В тот день — нет, вечер — тот вечер, когда я впервые встретил Катлин, было холодно.

Зимний вечер. Снаружи ветер, такой, что может прорваться сквозь стены и деревья.

— Пойдем, — сказал Шимон Янай. — Я хочу познакомить тебя с Галиной.

— Дай мне послушать ветер, — ответил я. У меня не было настроения болтать. — Ветер может рассказать побольше, чем твоя Галина. В звуках ветра слышатся жалобы и молитвы погибших душ. Погибшие души могут рассказать больше, чем живые.

Шимон Янай, обладатель самых красивых усов в Палестине, если не на всем Ближнем Востоке, не обращал внимания на мои слова.

— Пошли, — сказал он, держа руки в карманах, — Галина ждет нас.

Я сдался. Я подумал: «Быть может, Галина — тоже погибшая душа».

Мы стояли в фойе парижской балетной студии, Ролан Пети Компани или Марк де Кюва, уже не помню. Был антракт.

— Надо полагать, Галина привлекательная женщина, — сказал я, пока мы шагали через фойе к бару.

— О чего ты взял? — спросил Шимон Янай с видимым интересом.

— Судя по тому, как ты вырядился сегодня вечером… Ты смахиваешь на прощелыгу.

Мне нравилось дразнить его. Шимону было лет сорок. Высокий, пышноволосый, с голубыми мечтательными глазами, он не любил, чтобы его воспринимали всерьез. «Ты проводишь часы перед зеркалом, чтобы взъерошить волосы, испортить узел на галстуке, измять брюки», — часто шутил я над ним, правда, дружески. В его страсти к богеме было что-то патетическое.

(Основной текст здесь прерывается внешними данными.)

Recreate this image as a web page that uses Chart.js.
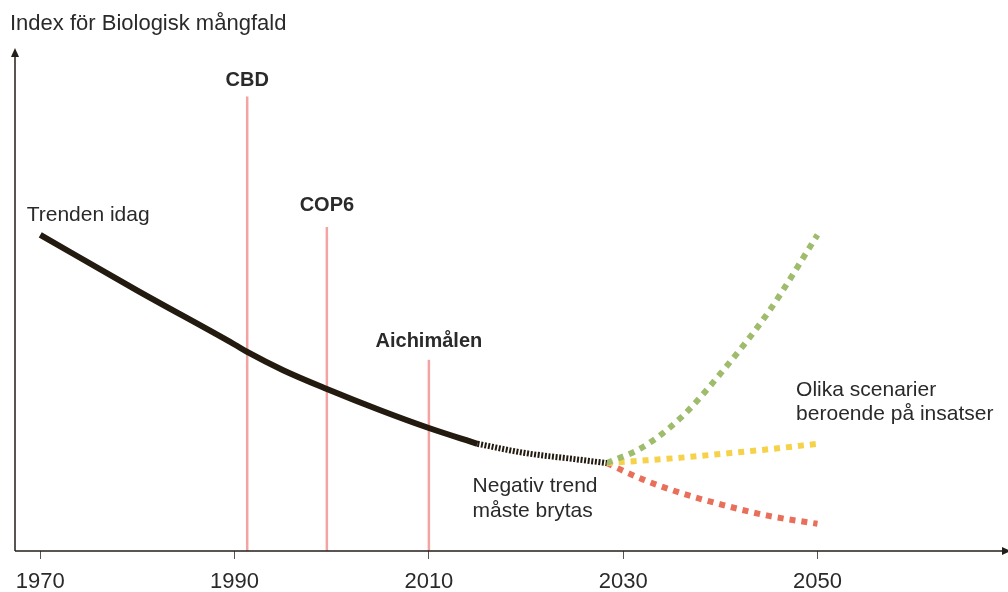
<!DOCTYPE html>
<html>
<head>
<meta charset="utf-8">
<script src="https://cdn.jsdelivr.net/npm/chart.js@4/dist/chart.umd.min.js"></script>
<style>
  html, body { margin: 0; padding: 0; background: #fff; }
  #wrap { width: 1008px; height: 592px; position: relative; }
</style>
</head>
<body>
<div id="wrap"><canvas id="chart"></canvas></div>
<script>
// årtal på x-axeln
const tickYears = [1970, 1990, 2010, 2030, 2050];

// dagens trend (heldragen) och fortsättningen (prickad)
const trendYears  = [1970, 1980, 1990, 1991.3, 1995, 1999.5, 2005, 2010, 2015];
const trendValues = [64, 52.7, 41.8, 40.3, 36.6, 32.8, 28.5, 24.9, 21.7];
const futureYears  = [2015, 2020, 2025, 2028.3];
const futureValues = [21.7, 19.8, 18.6, 17.8];

// scenarier fram till 2050
const scenarioYears = [2028.3, 2032, 2036, 2040.3, 2045, 2050];
const greenValues  = [17.8, 21, 27.1, 36.6, 48.5, 64];
const yellowValues = [17.8, 18.3, 18.9, 19.7, 20.6, 21.7];
const redValues    = [17.8, 14.5, 11.7, 9.3, 7.1, 5.5];

// milstolpar
const milestoneNames = ['CBD', 'COP6', 'Aichimålen'];
const milestoneYears = [1991.3, 1999.5, 2010];
const milestoneTops  = [92, 65.6, 38.7];

const pts = (xs, ys) => xs.map((x, i) => ({ x: x, y: ys[i] }));

const textColor = '#2a2a2a';
const font = "'Liberation Sans', Arial, sans-serif";

// var etiketterna sitter (i diagrammets koordinater)
const labelSpots = {
    trend:    [1968.6, 68],
    negativ:  [2014.5, 13.2, 8.1],
    scenario: [2047.8, 32.5, 27.6],
    milestone: [95.2, 69.9, 42.4]
};

const datasets = [
    {
        data: pts(trendYears, trendValues),
        borderColor: '#231a10', borderWidth: 6,
        tension: 0.4, cubicInterpolationMode: 'monotone', borderCapStyle: 'butt'
    },
    {
        data: pts(futureYears, futureValues),
        borderColor: '#231a10', borderWidth: 6, borderDash: [2, 1.6],
        tension: 0.4, cubicInterpolationMode: 'monotone'
    },
    {
        data: pts(scenarioYears, greenValues),
        borderColor: '#9ebc6b', borderWidth: 6, borderDash: [6, 6],
        tension: 0.4, cubicInterpolationMode: 'monotone'
    },
    {
        data: pts(scenarioYears, yellowValues),
        borderColor: '#f6d24a', borderWidth: 6, borderDash: [6, 6],
        tension: 0.4, cubicInterpolationMode: 'monotone'
    },
    {
        data: pts(scenarioYears, redValues),
        borderColor: '#e8705a', borderWidth: 6, borderDash: [6, 6],
        tension: 0.4, cubicInterpolationMode: 'monotone'
    }
];
milestoneYears.forEach((yr, i) => {
    datasets.push({
        data: [{ x: yr, y: 0 }, { x: yr, y: milestoneTops[i] }],
        borderColor: '#f4a3a3', borderWidth: 2.5
    });
});

// axlar med pilar + textetiketter
const decorPlugin = {
    id: 'decor',
    afterDatasetsDraw(chart) {
        const ctx = chart.ctx;
        const xs = chart.scales.x, ys = chart.scales.y;
        const a = chart.chartArea;
        const px = v => xs.getPixelForValue(v);
        const py = v => ys.getPixelForValue(v);
        ctx.save();
        ctx.strokeStyle = '#231f1a';
        ctx.fillStyle = '#231f1a';
        ctx.lineWidth = 1.5;
        ctx.beginPath();
        ctx.moveTo(a.left, a.bottom);
        ctx.lineTo(a.left, a.top - 2);
        ctx.moveTo(a.left, a.bottom);
        ctx.lineTo(a.right - 2, a.bottom);
        ctx.stroke();
        // pilspetsar
        ctx.beginPath();
        ctx.moveTo(a.left, a.top - 9);
        ctx.lineTo(a.left - 4, a.top);
        ctx.lineTo(a.left + 4, a.top);
        ctx.closePath();
        ctx.fill();
        ctx.beginPath();
        ctx.moveTo(a.right + 6, a.bottom);
        ctx.lineTo(a.right - 3, a.bottom - 4);
        ctx.lineTo(a.right - 3, a.bottom + 4);
        ctx.closePath();
        ctx.fill();

        ctx.fillStyle = textColor;
        ctx.textBaseline = 'middle';
        ctx.textAlign = 'left';
        ctx.font = '22px ' + font;
        ctx.fillText('Index för Biologisk mångfald', 10, 24);
        ctx.font = '21px ' + font;
        const t = labelSpots;
        ctx.fillText('Trenden idag', px(t.trend[0]), py(t.trend[1]));
        ctx.fillText('Negativ trend', px(t.negativ[0]), py(t.negativ[1]));
        ctx.fillText('måste brytas', px(t.negativ[0]), py(t.negativ[2]));
        ctx.fillText('Olika scenarier', px(t.scenario[0]), py(t.scenario[1]));
        ctx.fillText('beroende på insatser', px(t.scenario[0]), py(t.scenario[2]));

        ctx.font = 'bold 20px ' + font;
        ctx.textAlign = 'center';
        milestoneNames.forEach((name, i) => {
            ctx.fillText(name, px(milestoneYears[i]), py(t.milestone[i]));
        });
        ctx.restore();
    }
};

new Chart(document.getElementById('chart'), {
    type: 'line',
    data: { datasets: datasets },
    plugins: [decorPlugin],
    options: {
        responsive: true,
        maintainAspectRatio: false,
        animation: false,
        layout: { padding: { left: 15, right: 3, top: 57, bottom: 0 } },
        elements: { point: { radius: 0 } },
        plugins: { legend: { display: false }, tooltip: { enabled: false } },
        scales: {
            x: {
                type: 'linear',
                min: 1967.4,
                max: 2069.3,
                afterBuildTicks: s => { s.ticks = tickYears.map(v => ({ value: v })); },
                afterFit: s => { s.height = 41; },
                border: { display: false },
                grid: { drawOnChartArea: false, drawTicks: true, tickLength: 8, color: '#555', lineWidth: 1 },
                ticks: {
                    color: textColor,
                    padding: 10,
                    maxRotation: 0,
                    autoSkip: false,
                    font: { family: font, size: 22 },
                    callback: v => String(v)
                }
            },
            y: {
                display: false,
                min: 0,
                max: 100
            }
        }
    }
});
</script>
</body>
</html>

Я хорошо его знал, так как он часто приезжал в Париж и подбрасывал мне материал дли газеты. Он любил общество журналистов, он нуждался в них. В Париже он представлял Еврейское Движение Сопротивления — государство Израиль еще не родилось — и он не стеснялся признавать, что пресса может оказаться полезной для него.